Muito se fala em cinema autoral e pessoal, mas poucos são
aqueles cineastas que conseguem gerar uma obra de marca tão indelével e
particular quanto o diretor Philippe Garrel logrou em “Já não ouço a guitarra”
(1991). Trata-se de uma produção ficcional, mas o próprio Garrel revela que o
roteiro é bastante inspirado em fatos de sua vida amorosa com a cantora e
modelo alemã Nico, que além de uma expressiva discografia solo também teve
participação antológica no fundamental primeiro disco do Velvet Underground.

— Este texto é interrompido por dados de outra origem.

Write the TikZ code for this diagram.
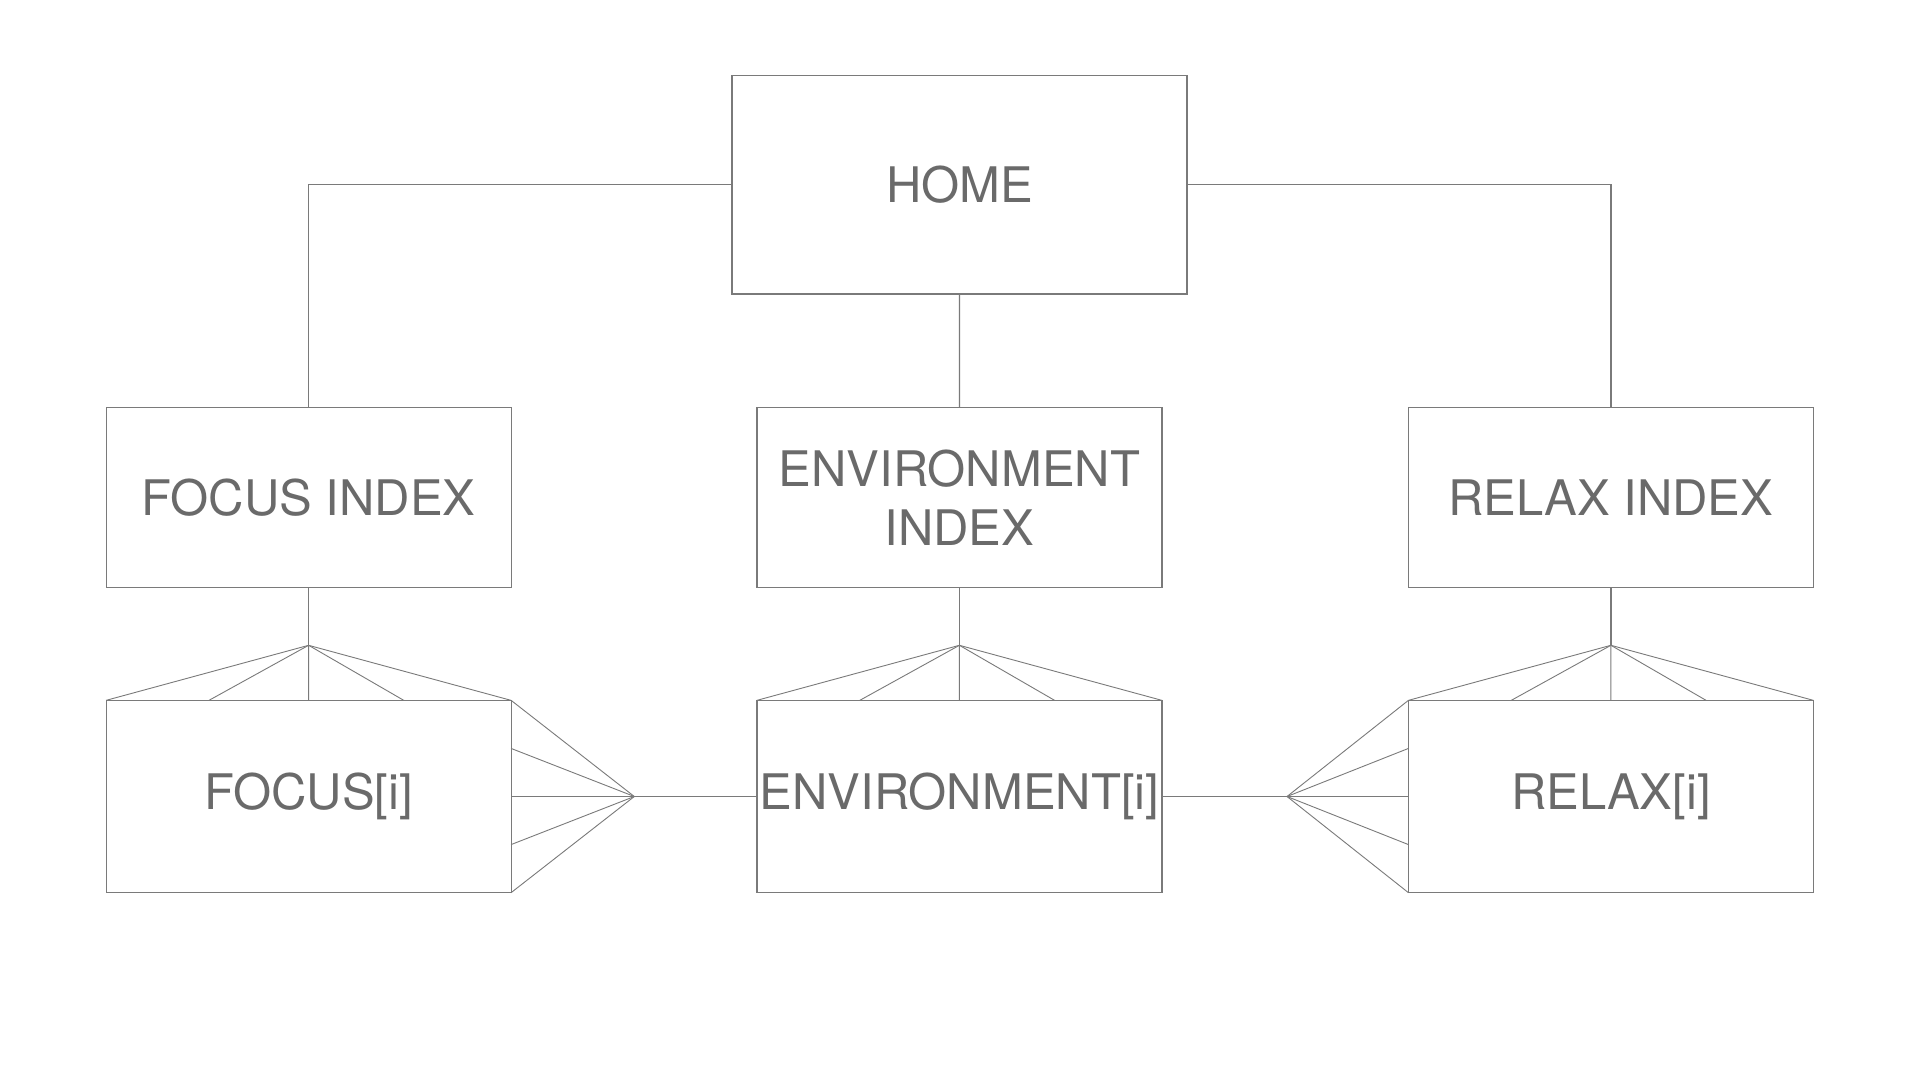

Nesse sentido, é fascinante como um aspecto intimista da vida de Garrel, e que
ele aborda de forma bastante visceral, ganha uma dimensão universal no sentido
que seu drama amoroso ganha ressonância no imaginário coletivo (afinal, Nico representa
um capítulo relevante na história cultural dos últimos 50 anos). Nesse sentido,
a habitual estética de Garrel, aqui num de seus momentos de apuro mais elevado,
é o veículo mais que ideal para abarcar o seu relato emocional e amargo de um
relacionamento que se desintegra. Como entre outras obras do cineasta, sua
narrativa não é detalhista . A trama se divide em momentos cujo espaçamento de
tempo é aleatório – tanto podem se passar algumas horas entre eles quanto
semanas, meses, anos... Em cada um desses trechos, o enfoque é no estado anímico
dos personagens e não no contexto histórico deles. Essa sensação de elipses
temporais é desconcertante, mas também é muito verdadeiro em termos de construção
das situações e personagens. Nessa formatação, não interessa se falar em final
feliz ou não para os indivíduos. O que o espectador vê é apenas uma fração das suas
vidas, sendo que a conclusão em aberto de “Já não ouça a guitarra” ganha uma
conotação de brutal coerência formal e temática.